Task directions:
Each line from the top of the listing through the one holding "var rate1 = [202, 202];" should be restated word for word, with nothing added and no pictures.

Supplied data:
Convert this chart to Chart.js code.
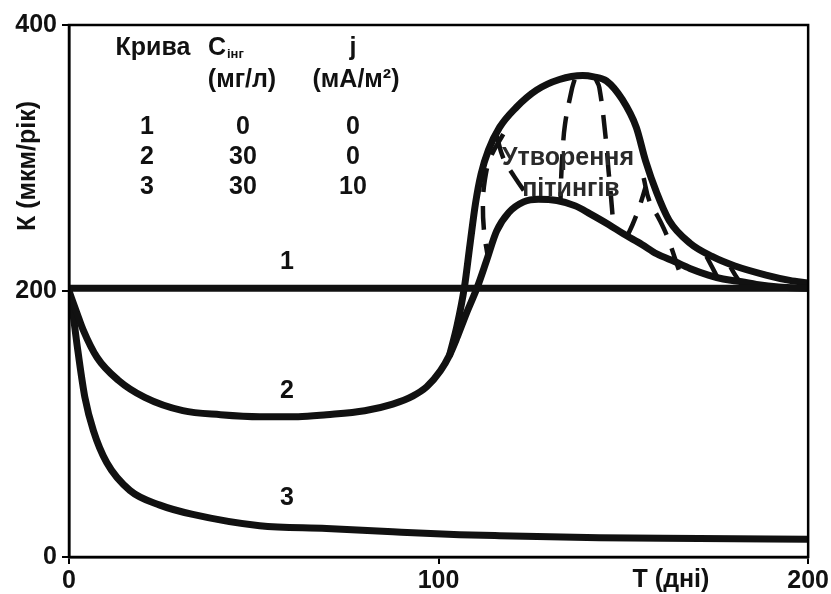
<!DOCTYPE html>
<html>
<head>
<meta charset="utf-8">
<script src="https://cdn.jsdelivr.net/npm/chart.js@4"></script>
<style>
  body { margin: 0; background: #fff; }
  #wrap { width: 831px; height: 594px; }
</style>
</head>
<body>
<div id="wrap"><canvas id="myChart"></canvas></div>
<script>
// Curve 1: C = 0, j = 0
var days1 = [0, 200];
var rate1 = [202, 202];

// Curve 2: C = 30, j = 0 (lower branch through the hump)
var days2 = [0, 2.2, 3.8, 7.6, 13.3, 20.5, 30.8, 41, 51.6, 62, 69.7, 80, 87.6, 93, 96.8, 100.5, 103, 105, 107.5, 110.5, 113, 115.7, 119, 123, 127, 132, 137, 141, 146, 150, 155, 159, 164, 168, 173, 177, 182, 186, 192, 200];
var rate2 = [200, 183, 171, 150, 133, 120, 110, 107, 105.5, 105.5, 107, 110, 115, 121, 128, 140, 152, 165, 183, 203, 223, 245, 259, 267, 269, 268, 264, 258, 250, 243, 235, 228, 222, 217, 212, 209, 207, 205, 203, 202];

// Curve 2, upper branch (pitting envelope)
var daysPit = [103, 105, 107, 108.5, 110, 111.5, 113.5, 116.5, 121, 126.5, 132.7, 139, 142, 145.4, 149.7, 153.5, 156, 159, 162.4, 168, 174, 180, 188.6, 195, 200];
var ratePit = [152, 174, 203, 235, 266, 288, 306, 323, 338, 351, 359, 362, 361, 358, 344, 323, 298, 274, 253, 236, 226, 219, 212, 208, 206];

// Curve 3: C = 30, j = 10
var days3 = [0, 1.2, 2.4, 4.3, 6.6, 10.2, 16.5, 24.6, 33.5, 51.6, 69.7, 87.6, 105.7, 116.5, 143.5, 170.5, 200];
var rate3 = [200, 180, 155, 120, 95, 71, 50, 39, 32, 23.5, 21.5, 19, 16.8, 16, 14.5, 14, 13.3];

// dashed lines inside the pitting zone
var dashADays = [117.5, 114, 112.5, 112, 112.3, 113.3];
var dashARate = [318, 300, 283, 265, 245, 226];
var dashBDays = [136.8, 136, 134.2, 133.5, 133.2, 133];
var dashBRate = [359, 351, 325, 302, 287, 269];
var dashCDays = [142.4, 143.5, 145.3, 146, 146.5, 147.3];
var dashCRate = [360, 353, 313, 290, 276, 249];
var dashDDays = [150.8, 152.5, 154.3, 156];
var dashDRate = [240, 250, 263, 278];
var dashEDays = [155.5, 157, 159.7, 162, 165];
var dashERate = [285, 268, 254, 240, 216];
var dashFDays = [115.7, 117.5, 120.5, 124.5];
var dashFRate = [317, 300, 286, 270];
var dashGDays = [172.5, 174, 175.5];
var dashGRate = [226, 218, 210];
var dashHDays = [179, 180.5, 182];
var dashHRate = [218, 211, 205];

// tick labels
var xTicks = [0, 100, 200];
var yTicks = [0, 200, 400];

// legend table
var tableCurves = ["1", "2", "3"];
var tableConc = ["0", "30", "30"];
var tableCurrent = ["0", "0", "10"];

var FONT = '"Liberation Sans", Arial, sans-serif';
var INK = "#111";

function pts(xs, ys) {
  return xs.map(function (d, i) {
    return { x: d, y: ys[i] };
  });
}

function solid(xs, ys) {
  return {
    data: pts(xs, ys),
    borderColor: INK,
    borderWidth: 7,
    pointRadius: 0,
    fill: false,
    cubicInterpolationMode: "monotone",
    borderCapStyle: "round",
    borderJoinStyle: "round",
  };
}

function dashed(xs, ys) {
  return {
    data: pts(xs, ys),
    borderColor: INK,
    borderWidth: 4.5,
    borderDash: [24, 14],
    pointRadius: 0,
    fill: false,
    tension: 0.4,
  };
}

// text drawn over the plot
var textPlugin = {
  id: "texts",
  afterDatasetsDraw: function (chart) {
    var ctx = chart.ctx;
    var a = chart.chartArea;

    // frame
    ctx.save();
    ctx.strokeStyle = "#000";
    ctx.lineWidth = 2.5;
    ctx.strokeRect(a.left, a.top, a.right - a.left, a.bottom - a.top);

    ctx.fillStyle = INK;
    ctx.textAlign = "center";
    ctx.textBaseline = "middle";
    ctx.font = "bold 25px " + FONT;

    // table header
    var colA = 153, colB = 242, colC = 356;
    ctx.fillText("Крива", colA, 48);
    ctx.fillText("(мг/л)", colB, 80);
    ctx.fillText("(мА/м²)", colC, 80);
    ctx.fillText("j", colC - 3, 48);
    // C with subscript
    ctx.textAlign = "left";
    ctx.fillText("C", 208, 48);
    ctx.font = "bold 13px " + FONT;
    ctx.fillText("інг", 227, 54);
    ctx.textAlign = "center";
    ctx.font = "bold 25px " + FONT;
    var rowsY = [127, 157, 187];
    tableCurves.forEach(function (c, i) {
      ctx.fillText(c, colA - 6, rowsY[i]);
      ctx.fillText(tableConc[i], colB + 1, rowsY[i]);
      ctx.fillText(tableCurrent[i], colC - 3, rowsY[i]);
    });

    // curve numbers
    ctx.fillText("1", 287, 262);
    ctx.fillText("2", 287, 391);
    ctx.fillText("3", 287, 498);

    // pitting note
    ctx.fillStyle = "#2a2a2a";
    ctx.fillText("Утворення", 568, 158);
    ctx.fillText("пітингів", 571, 189);

    // axis titles
    ctx.fillStyle = INK;
    ctx.fillText("Т (дні)", 671, 580);
    ctx.translate(28, 166);
    ctx.rotate(-Math.PI / 2);
    ctx.fillText("К (мкм/рік)", 0, 0);
    ctx.restore();
  },
};

var ctx = document.getElementById("myChart");
new Chart(ctx, {
  type: "line",
  data: {
    datasets: [
      solid(days1, rate1),
      solid(days2, rate2),
      solid(daysPit, ratePit),
      solid(days3, rate3),
      dashed(dashADays, dashARate),
      dashed(dashBDays, dashBRate),
      dashed(dashCDays, dashCRate),
      dashed(dashDDays, dashDRate),
      dashed(dashEDays, dashERate),
      dashed(dashFDays, dashFRate),
      dashed(dashGDays, dashGRate),
      dashed(dashHDays, dashHRate),
    ],
  },
  options: {
    responsive: true,
    maintainAspectRatio: false,
    animation: false,
    layout: { padding: { top: 25, right: 22, left: 0, bottom: 0 } },
    plugins: {
      legend: { display: false },
      tooltip: { enabled: false },
    },
    scales: {
      x: {
        type: "linear",
        min: 0,
        max: 200,
        afterFit: function (s) { s.height = 37; },
        afterBuildTicks: function (s) {
          s.ticks = xTicks.map(function (v) { return { value: v }; });
        },
        border: { display: true, color: "#000", width: 2.5 },
        grid: { drawOnChartArea: false, drawTicks: true, tickLength: 7, color: "#000", lineWidth: 2 },
        ticks: {
          color: INK,
          padding: 2,
          maxRotation: 0,
          font: { family: FONT, size: 25, weight: "bold" },
        },
      },
      y: {
        type: "linear",
        min: 0,
        max: 400,
        afterFit: function (s) { s.width = 69; },
        afterBuildTicks: function (s) {
          s.ticks = yTicks.map(function (v) { return { value: v }; });
        },
        border: { display: true, color: "#000", width: 2.5 },
        grid: { drawOnChartArea: false, drawTicks: true, tickLength: 7, color: "#000", lineWidth: 2 },
        ticks: {
          color: INK,
          padding: 5,
          font: { family: FONT, size: 25, weight: "bold" },
        },
      },
    },
  },
  plugins: [textPlugin],
});
</script>
</body>
</html>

Result of the task:
Convert this chart to Chart.js code.
<!DOCTYPE html>
<html>
<head>
<meta charset="utf-8">
<script src="https://cdn.jsdelivr.net/npm/chart.js@4"></script>
<style>
  body { margin: 0; background: #fff; }
  #wrap { width: 831px; height: 594px; }
</style>
</head>
<body>
<div id="wrap"><canvas id="myChart"></canvas></div>
<script>
// Curve 1: C = 0, j = 0
var days1 = [0, 200];
var rate1 = [202, 202];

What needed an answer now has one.